Mills told the panel that she remembers during the video teleconference, Clinton "said we need to be taking whatever steps we can, to do whatever we can to secure our people" and said she remembered President Obama being 100 percent behind whatever needed to be done, the report said.
The committee also asked Mills a series of questions regarding allegations claiming she was involved in a scrubbing of Benghazi-related documents before materials were handed over to the Accountability Review Board.
Asked if she had any evidence that anyone at the State Department removed or scrubbed damaging documents, Mills replied, "I don't."
Unnamed principal officers and diplomatic security agents who served in Benghazi during the fall of 2012 also told the committee that they had no evidence that Clinton ordered then-Defense Secretary Leon Panetta to stand down during the night of the attacks, the report said.
The committee also interviewed officers and agents who were not in Benghazi during the attacks as well as Clinton's speechwriters at the State Department, U.S. representatives to the United Nations and a former U.S. ambassador to Libya.
Many witnesses were asked whether they had evidence showing Clinton ordered Panetta to stand down and whether they had evidence that the Pentagon had military assets that night that were intentionally not used, according to the Democrats' report. All of the witnesses said they did not have any such evidence.
But Gowdy spokesman Jamal Ware said Democrats are jumping to conclusions, and he rejected the notion that the panel is focused on Clinton.
"As Chairman Gowdy said this weekend, the past 18 months of the investigation conducted by the majority Members has not been about Clinton, it has been about the four brave Americans we lost in Benghazi," he said.
Ware said the report is "further proof" that the Democrats are more obsessed with "covering for Hillary Clinton" than they are investigating the 2012 attacks.
But in their report, the Democrats pointed to recent TV interviews with Republicans who suggested the purpose of the committee is to take down the Democratic presidential frontrunner.

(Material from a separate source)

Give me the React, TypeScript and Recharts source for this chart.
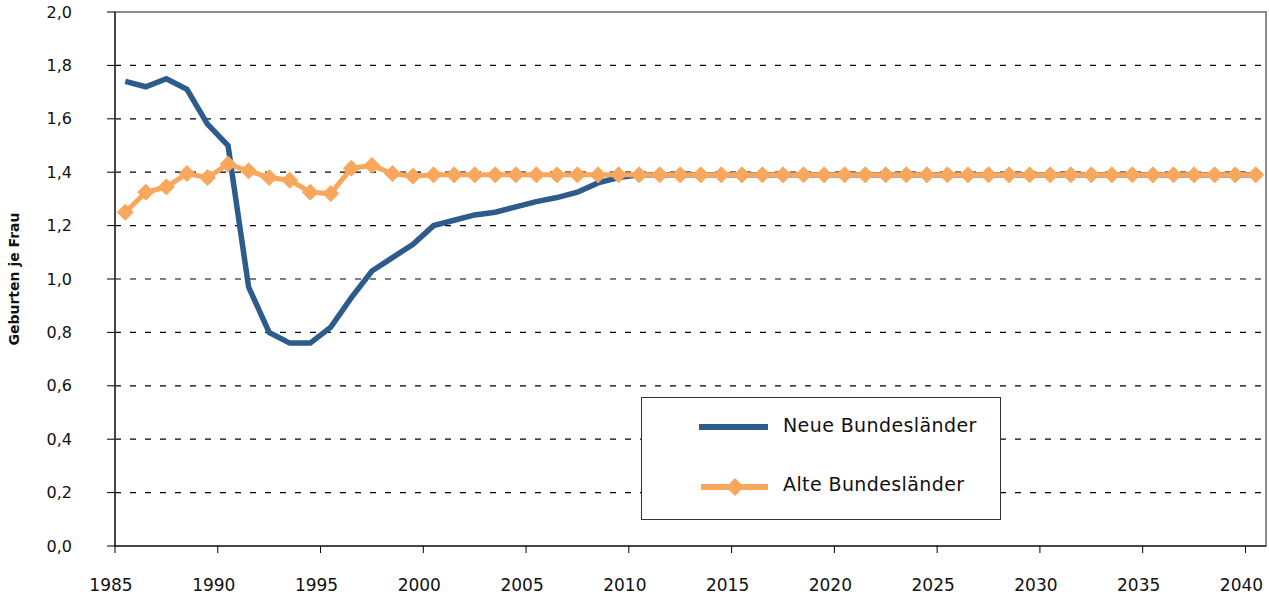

"When Republican Majority Leader Kevin McCarthy admitted on national television that Republicans have been using millions of taxpayer dollars to damage Secretary Clinton's campaign for president, he crystallized in one moment the ground truth of this investigation," the report said.
On CBS's "Face the Nation" on Sunday, Gowdy said McCarthy and other Republicans should "Shut up talking about things that you don't know anything about."
Clinton is set to testify before the committee on Thursday.